Alternate hypothesis at times is also called researchers hypothesis, as this is the hypothesis that the researcher wants to prove. Null hypothesis is default/ prevailing assumption that need not to be proved. The best way to understand these hypotheses is by taking example of court room trail. As a jury, in any court room trail, the default assumption you will have about accused is that he is innocent unless he is proved guilty. So the Null hypothesis here is that “Accused is Innocent”. In this case you will have to prove that he is guilty, so Alternate hypothesis would be that “Accused is Guilty”. In Hypothesis testing we never prove Ho; rather we always try to prove Ha. Failure to prove Ha will obviously mean acceptance of Ho.

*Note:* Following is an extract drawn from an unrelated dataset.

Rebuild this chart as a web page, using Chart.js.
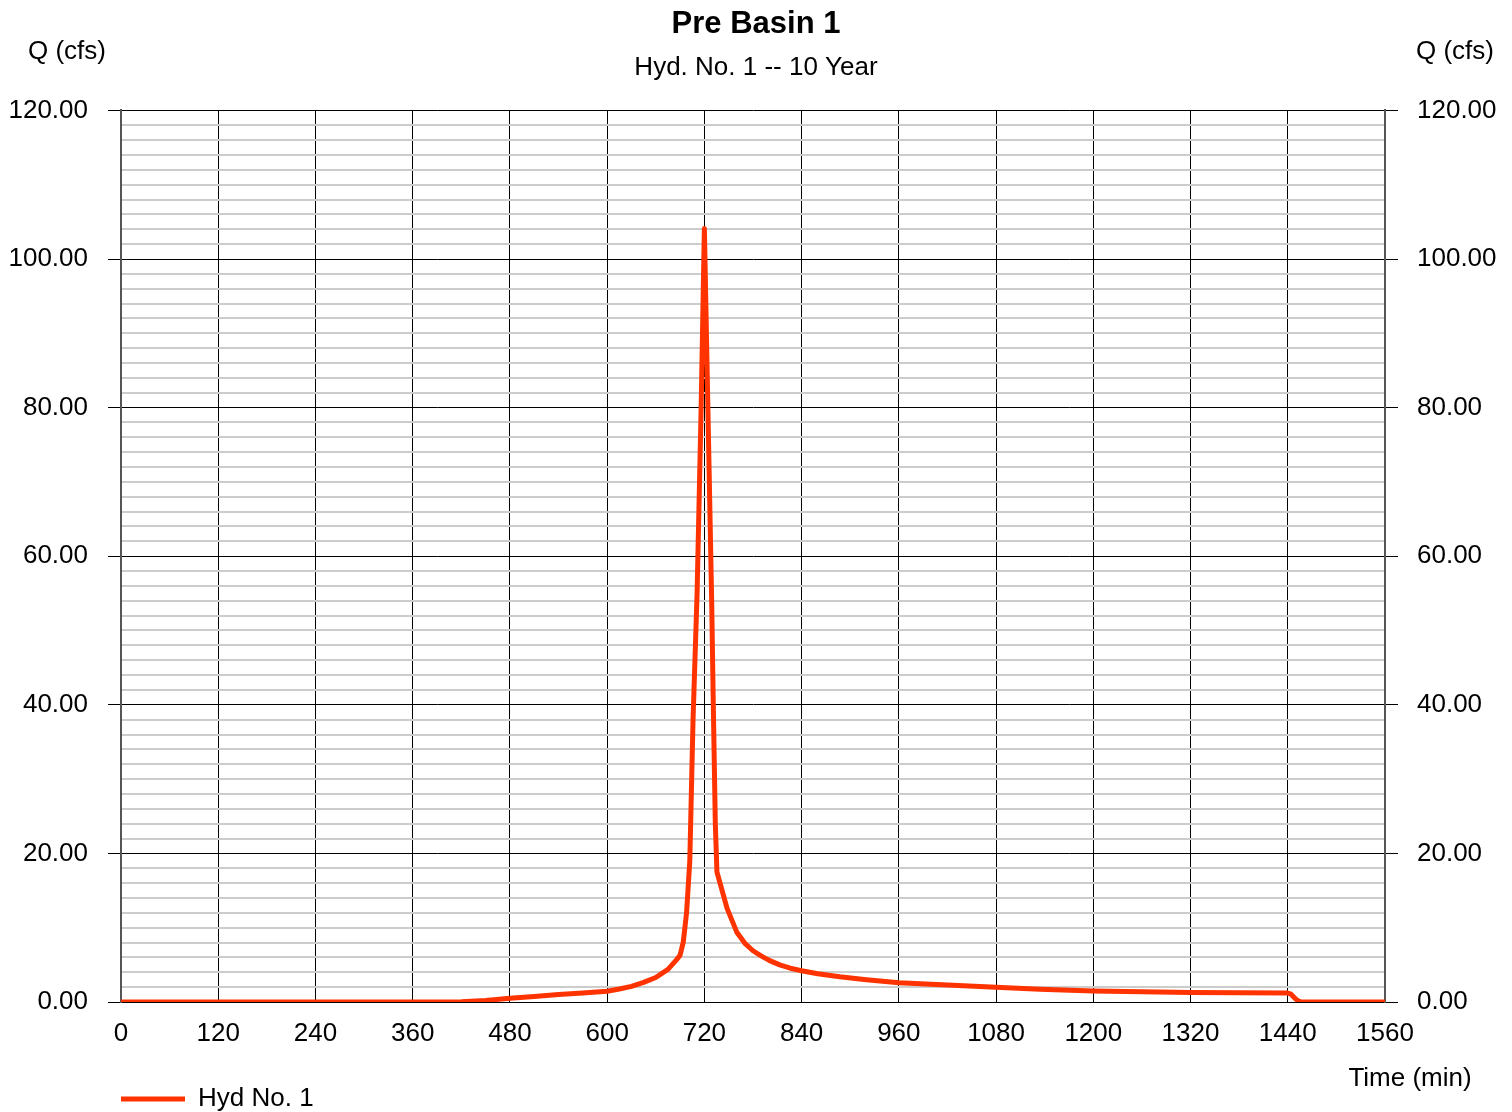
<!DOCTYPE html>
<html lang="en">
<head>
  <meta charset="UTF-8" />
  <title>Pre Basin 1</title>
  <script src="https://cdn.jsdelivr.net/npm/chart.js"></script>
  <style>
    body {
      margin: 0;
      background: #fff;
    }
    .wrap {
      width: 1512px;
      height: 1112px;
      position: relative;
    }
  </style>
</head>
<body>
  <div class="wrap">
    <canvas id="hydChart" role="img" aria-label="Pre Basin 1 hydrograph"></canvas>
  </div>

  <script>
    // Hydrograph: time (min) and flow Q (cfs)
    const timeMin = [0, 360, 420, 450, 480, 510, 540, 570, 600, 615, 630, 645, 660, 675, 685, 690, 694, 698,
                     702, 706, 711, 716, 720, 724.5, 729, 731, 733.5, 735.5, 748, 760, 770, 780, 790, 800,
                     813, 826, 840, 860, 887, 920, 960, 1020, 1080, 1134, 1200, 1320, 1440, 1444, 1448,
                     1452, 1456, 1460, 1560];
    const flowCfs = [0, 0, 0.02, 0.2, 0.5, 0.75, 1.0, 1.2, 1.45, 1.75, 2.1, 2.65, 3.3, 4.4, 5.6, 6.3, 8.1, 12,
                     19, 38, 55, 80, 104.1, 79, 54, 40, 24, 17.5, 12.6, 9.4, 7.9, 6.9, 6.2, 5.6,
                     5.0, 4.55, 4.2, 3.8, 3.4, 3.0, 2.6, 2.3, 2.0, 1.7, 1.48, 1.28, 1.2, 1.05, 0.6,
                     0.2, 0.03, 0, 0];
    const seriesName = 'Hyd No. 1';
    const xTicks = { min: 0, max: 1560, step: 120 };
    const yTicks = { min: 0, max: 120, step: 20, minorStep: 2 };

    Chart.defaults.font.family = "'Liberation Sans', Arial, sans-serif";
    Chart.defaults.font.size = 26;
    Chart.defaults.color = '#000';

    const points = timeMin.map((t, i) => ({ x: t, y: flowCfs[i] }));
    const lineRed = '#ff3300';

    // axis captions that sit outside the plot
    const captions = {
      id: 'captions',
      afterDraw(chart) {
        const { ctx, chartArea } = chart;
        ctx.save();
        ctx.font = "26px 'Liberation Sans', Arial, sans-serif";
        ctx.fillStyle = '#000';
        ctx.textAlign = 'center';
        ctx.textBaseline = 'middle';
        ctx.fillText('Q (cfs)', chartArea.left - 54, 52);
        ctx.fillText('Q (cfs)', chartArea.right + 70, 52);
        ctx.fillText('Time (min)', chartArea.right + 25, chartArea.bottom + 77);
        ctx.restore();
      }
    };

    const isMajor = v => Math.abs(v % yTicks.step) < 1e-6;

    // minor gridlines every 2 cfs, labels only every 20
    const minorTicks = scale => {
      const t = [];
      for (let v = yTicks.min; v <= yTicks.max; v += yTicks.minorStep) t.push({ value: v });
      scale.ticks = t;
    };

    new Chart(document.getElementById('hydChart'), {
      type: 'line',
      data: {
        datasets: [{
          label: seriesName,
          data: points,
          borderColor: lineRed,
          backgroundColor: lineRed,
          borderWidth: 5,
          pointRadius: 0,
          pointStyle: 'line',
          tension: 0,
          borderCapStyle: 'round',
          borderJoinStyle: 'round',
          yAxisID: 'y'
        }]
      },
      options: {
        responsive: true,
        maintainAspectRatio: false,
        animation: false,
        layout: { padding: { top: 0, right: 0, bottom: -10, left: 0 } },
        plugins: {
          title: {
            display: true,
            text: 'Pre Basin 1',
            font: { size: 31, weight: 'bold' },
            padding: { top: 6, bottom: 9 }
          },
          subtitle: {
            display: true,
            text: 'Hyd. No. 1 -- 10 Year',
            font: { size: 26 },
            padding: { top: 0, bottom: 27 }
          },
          legend: {
            position: 'bottom',
            align: 'start',
            fullSize: false,
            labels: {
              usePointStyle: true,
              pointStyle: 'line',
              pointStyleWidth: 64,
              padding: 0,
              font: { size: 26 }
            }
          },
          tooltip: { enabled: false }
        },
        scales: {
          x: {
            type: 'linear',
            min: xTicks.min,
            max: xTicks.max,
            afterFit: s => { s.height = 84; },
            ticks: {
              stepSize: xTicks.step,
              padding: 16,
              callback: v => String(v)
            },
            grid: { color: '#000', lineWidth: 1, drawTicks: false },
            border: { color: '#000', width: 1 }
          },
          y: {
            position: 'left',
            min: yTicks.min,
            max: yTicks.max,
            afterFit: s => { s.width = 121; },
            afterBuildTicks: minorTicks,
            ticks: {
              autoSkip: false,
              padding: 20,
              callback: v => isMajor(v) ? v.toFixed(2) : ''
            },
            grid: {
              color: c => isMajor(c.tick.value) ? '#000' : '#cccccc',
              lineWidth: c => isMajor(c.tick.value) ? 1 : 2,
              tickColor: c => isMajor(c.tick.value) ? '#000' : 'rgba(0,0,0,0)',
              tickLength: 13
            },
            border: { color: '#555', width: 2 }
          },
          y2: {
            position: 'right',
            min: yTicks.min,
            max: yTicks.max,
            afterFit: s => { s.width = 127; },
            ticks: {
              stepSize: yTicks.step,
              padding: 19,
              callback: v => v.toFixed(2)
            },
            grid: { drawOnChartArea: false, color: '#000', tickLength: 13 },
            border: { color: '#555', width: 2 }
          }
        }
      },
      plugins: [captions]
    });
  </script>
</body>
</html>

Ho: – X does not have significant impact on Y

Ha: – X has significant impact on Y

We decide on whether should we accept Ha or should we reject Ha (i.e. accept Ho) on the basis of something called P-value (Value of Significance)

P-Value (Value of Significance)

Let’s understand P-value by one example. We want to check if consuming more than 100g of certain dry fruit causes digestion related health issues or not. Now, what we must understand is, digestion related health issues may arise due to hundreds of other reasons (apart from the specific dry fruit). We use word “chance” to represent impact of those hundreds of other reasons (apart from the specific dry fruit). “P-value is the probability that what you have observed in sample exists purely by chance”.

We have used 5 different types of dry fruits on different group of people for a week, and we recorded no: of people who suffered from digestion related disorder.

Let’s look at result obtained for dry fruit type “A”, just 1 out of 100 people have had digestion related issues. The probability that this disorder may be because of chance (and not because of dry fruit A) is higher. Our table shows P-value as 0.97 i.e. 97% probability that observed relationship (1 digestion related issue in 100 due to dry fruit type A) exist purely by chance and no such relationship exist in population. As we go down in table we see digestion related issues are increasing. Increase in digestion related issues (after consuming dry fruit) is reducing the contribution of chance. In dry fruit E, 80 out of 100 people have had digestion related issue. 80 out of 100 people can’t simply have digestion related issues simply by chance, here probability of “what we have observe is a chance” is low i.e. 0.03. Lower P-value shows lower probability that what you observe could happen by chance i.e. there is high probability that dry fruit has strong relation with digestive issues. Higher P-value shows higher contribution of chance and in such cases we would avoid going with Ha (i.e. there is significant relation between dry fruit and digestive issues.

Thumb Rule: – lower the P-value you will tend to go with Ha. Higher the P-value you will tend to with Ho.

Alpha Value (level of Significance)

We know that lower the P-value we tend to go with Ha, higher the P-value we tend to go with Ho. Now the question comes what is the threshold value for P that would decide whether we should go with Ha or Ho. This threshold value for P is called alpha value. Cases where P-value is smaller than alpha value, we tend to go with Ha. Inversely when P-value is greater than alpha value, we would prefer going with Ho. Market standard for alpha value is 0.05 however it can be changed as per the need to experiment.

Confidence Interval

In Hypothesis test we always study sample and make inference about population. We all have sample data, but we hardly have population data in our real life (as all population data will become sample after some time). We can easily calculate sample statistics (mean, median, std dev. etc. of sample) as we have sample data available with us. But we cannot directly calculate population parameter (i.e. mean, median, std dev. etc. of population) as we hardly have complete data of population. We however, have some statistical concepts that can easily help us compute population parameter on the basis of sample. When we compute population parameter on the basis of sample, we get a range of values and these ranges of values are called Confidence Interval (CI).

“CI is the range of values calculated from sample statistics that is likely to include population parameter at a given level of confidence”.